The federal lawsuit comes as leading Silicon Valley tech companies are struggling to answer criticism about a lack of diversity in staffing. One legal expert said the federal lawsuit may reflect a broader aim by the government “to shed more light and get more accountability” from the tech industry.

  • Jupiter moon may have water plumes that shoot up 125 miles

The Hubble Space Telescope has spied what appear to be water plumes on one of Jupiter’s icy moons shooting up as high as 125 miles.

The geysers are apparently from an underground ocean that is thought to exist on Europa, considered one of the top places to search for signs of life in our solar system.

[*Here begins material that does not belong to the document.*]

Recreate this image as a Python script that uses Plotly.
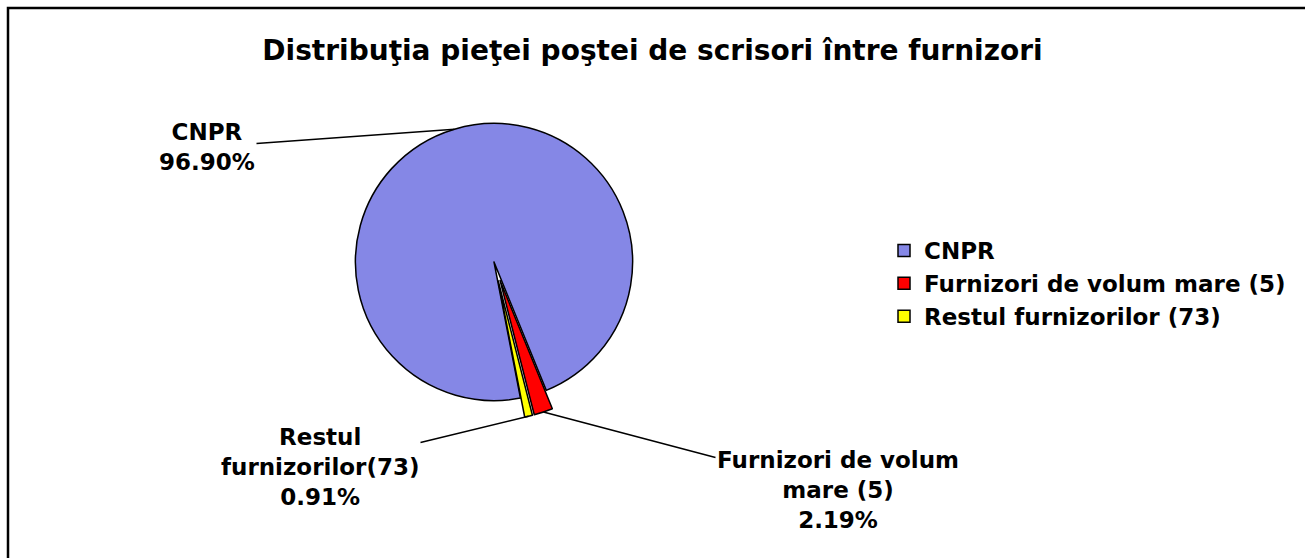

The plumes at the south pole were detected by the workhorse telescope as the moon passed in front of Jupiter. Scientists believe the eruptions on Europa are sporadic since they were only able to spot them on three out of the 10 times that they looked over more than a year.

  • VIDEO: Watch a video about the water plumes at: https://www.youtube.com/watch?v=HGYEc3nTMnY

Even so, the possible presence of plumes, which shoot up and rain back down on the surface, would “allow us to search for signs of life in the ocean of Europa without needing to drill through miles of ice,” astronomer William Sparks of the Space Telescope Science Institute in Baltimore said Monday.

The latest finding builds on earlier work by Hubble, which in 2012 found hints of water vapor venting from Europa’s south pole. The telescope didn’t see anything in follow-up studies until this latest campaign, which was carried out by a different group of researchers.

If confirmed, Europa would be the second moon in the solar system where water plumes have been detected.

The Cassini spacecraft previously spied jets shooting out from the surface of the Saturn moon Enceladus (ehn-SEHL’-uh-duhs), which harbors an ocean beneath its icy shell. Unlike Europa, the geysers erupting from Enceladus are continuous.

The Juno spacecraft, currently in orbit around Jupiter, isn’t designed to study Europa and won’t be able to confirm the plumes, NASA said.